Cultural backlash has been swift against Halloween appropriators, but criticism comes slower to black men when they perform "black woman face." Black woman face (or neominstrelsy) is defined by Dr. Robin R. Means Coleman, an associate professor at the University of Michigan, as "black male performers distorting both black women and the rituals of drag" as a form of cultural entertainment.
This new tradition allows black men to appropriate black women for their gain, while also reinforcing the black American woman as an obese, asexual (or, in Eddie Murphy’s character Rasputia’s case, hypersexual) deviant who is content with nurturing and serving others.
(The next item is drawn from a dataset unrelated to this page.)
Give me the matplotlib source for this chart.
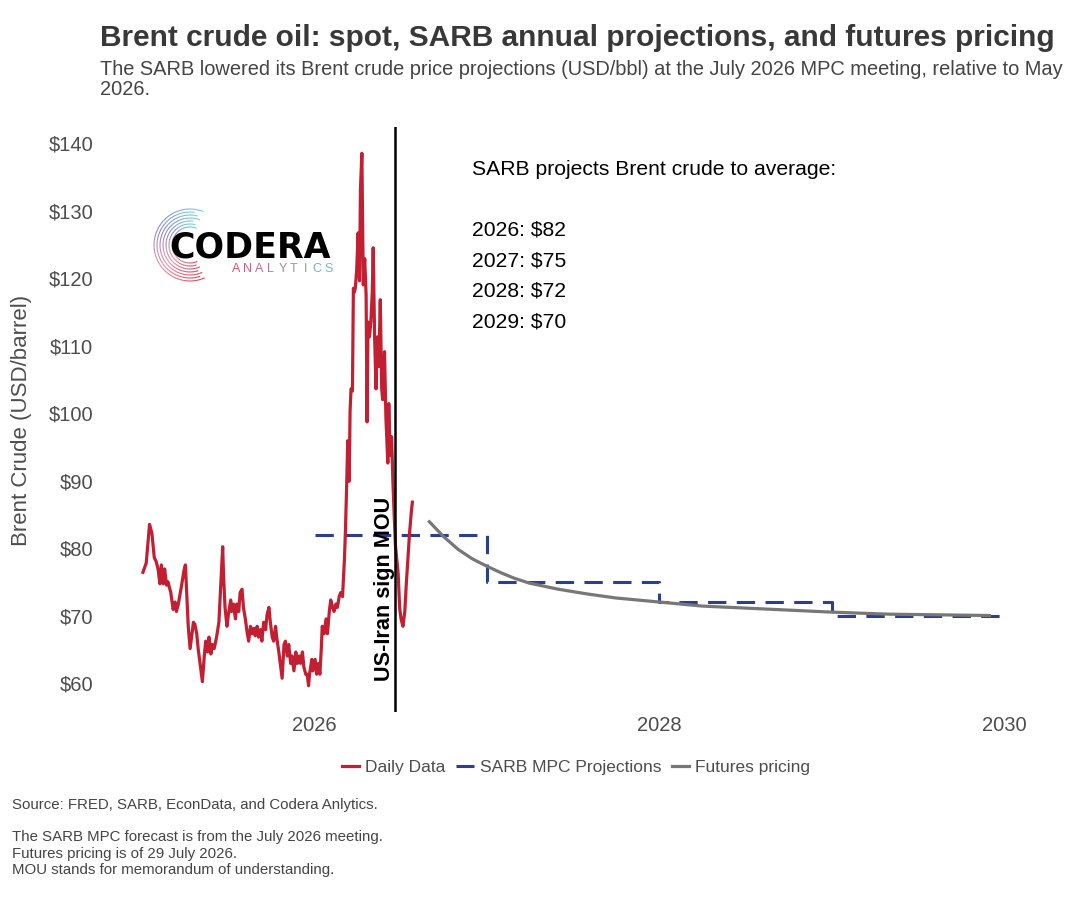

Dr. Patricia Hill Collins, a sociologist who studies women of color, contends that controlling images or "portraying African-American women as stereotypical mammies, matriarch, welfare recipients, and hot mommas" justifies the oppression of black women across the intersections of gender, race, and class. According to Hill Collins, controlling images were created to present social issues like poverty and racism as "natural, normal, and inevitable parts of everyday life" and also to maintain intersecting oppressions.
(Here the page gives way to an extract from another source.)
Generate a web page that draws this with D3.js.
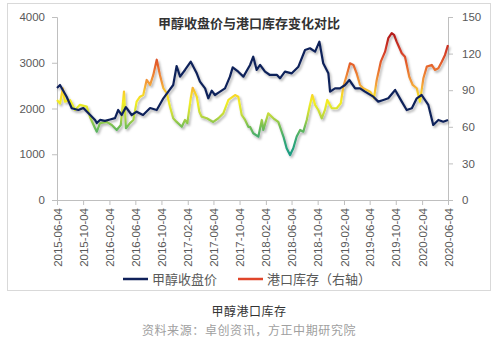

Lawrence, Perry, Murphy, and Thompson’s behavior seems harmless. After all, Eddie Murphy’s Rasputia character doubles me over in laughter, and Tyler Perry’s Madea has sold out movie theaters throughout the United States. But it is the infusion of comedy that makes this behavior so dangerous.
Perry has faced backlash for his portrayal of black American women in films, and he often sidesteps the criticism by claiming these characters are based on real women he’s encountered. Maybe. But I am a millennial woman of size and I am not reflected in the images peddled by black men in the media.
The truth is, appropriating black womanhood is profitable. The Nutty Professor and Big Momma's House films have been successful for Murphy and Lawrence, respectively, and Tyler Perry has built an empire on Madea films and even a book.
Foxx and Lawrence premiered a brief clip at the 2009 BET Awards of them reprising their roles as Shenenah from Martin and Wanda from In Living Color, and the popularity of the clip persuaded Screen Gems Studio to fund a feature-length film. Coleman claims no one benefits from black men appropriating "a silence around one of the most symbolically devastating treatments of black womanhood," but the studios and the actors are clearly furthering their careers.
I was one of the critics who called Dave Chapelle a lunatic when he abandoned a $50 million contract and disappeared from the limelight. The brilliant comedian was at the peak of his career when he left Hollywood, and I couldn’t understand how a man with that much talent wouldn’t leverage his brilliance into a more lucrative net worth. But my opinion shifted when he asked a poignant question on the Oprah show: "Why do all brothers have to wear dresses in this business?"
He challenged neominstrelsy in order to place integrity above laughs. He's no lunatic. He's the smartest man in show business.